Mover el manto de nubes

Amaneció nublado y lluvioso. No es que haga frío, porque en esta época no suele hacer frío en la ciudad de México, pero sí se siente la carencia del sol que tanto tiene que ver con las virtudes colorísticas de esta ciudad y con los huesos de sus habitantes. Hay edificios que parecen aberrantes engendros si les falta el toque arquitectónico del sol, y el juego cromático de su universo urbano de ciudad capital se emborrona en la paleta y se pierde buena parte de una voluntad colectiva de ornato que lleva siglos puliendo sus matices. Si falta sol la osamenta colectiva parece menos ágil y una cierta torpeza se apelmaza en la entrada de las oficinas, en el interior de los transportes colectivos, en los cruces populosos y en las manifestaciones gremiales que parecen quejarse de la grisura con que el día se desempeña. Las leyes en el Congreso no prosperan, los pintores y sus modelos descansan en los estudios ensombrecidos y las decisiones presidenciales disgustan al pueblo. Está hecha para que haya sol, no hay más remedio.

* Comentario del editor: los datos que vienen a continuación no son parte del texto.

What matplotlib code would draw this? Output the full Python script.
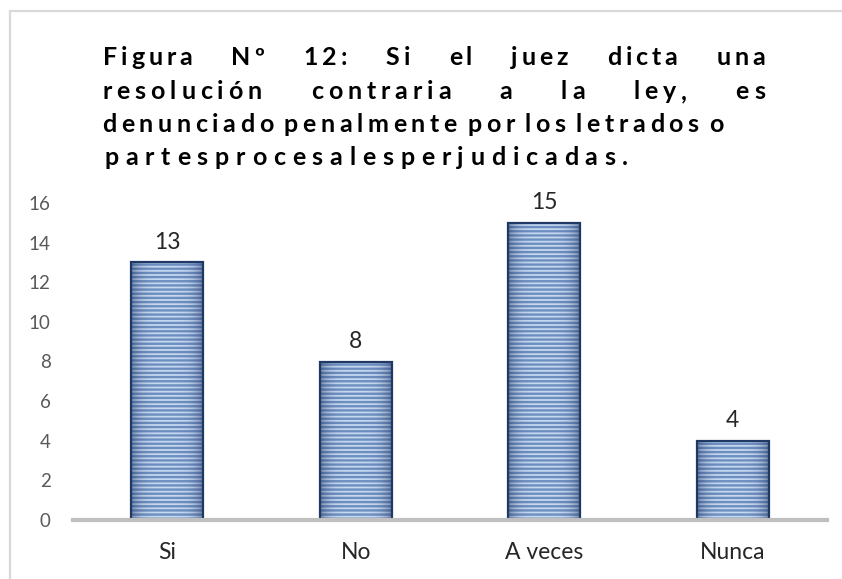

Hoy por la tarde es la presentación de mi libro en el Bar Ronda, de Avenida de la Paz 58 –a unos pasos del Convento del Carmen, a cuyas momias venerables habré de pedir al rato prestada el alma para mis hechizos solares- y no me gustaría competir con la lluvia. Tendré que salir al rato a la terraza y concentrarme a profundidad para que mis artes de Fumanchú abran un hueco en la capa de nubes capaz de dejar pasar algunos rayos solares por la tarde que les transmitan a quienes piensan venir esa sensación capilar de alegría que hace falta a veces para coger un impulso. E irán saliendo los interesados de sus casas, de sus lugares de trabajo, de sus sitios de entretenimiento; de todos los rumbos de la ciudad se moverán cuerpos con gabardina rumbo a San Ángel; cientos, miles; tanto personas solas como grupos de dos, de tres, de cinco, irán con sus paraguas cerrados apretados en la mano sin saber ni para qué los llevan –decirlo así por la mañana es parte del conjuro para la tarde- acariciando sus expectativas de gozo mientras absorben por la piel los providenciales rayos que les habré conseguido con mis artes.

Nadie sabrá, por supuesto, que mis habilidades nigrománticas hicieron ese huequito en el cielo por el que pase el poco de calor que se necesita para ir un miércoles nublado y lluvioso, por la tarde, a una lectura de poemas.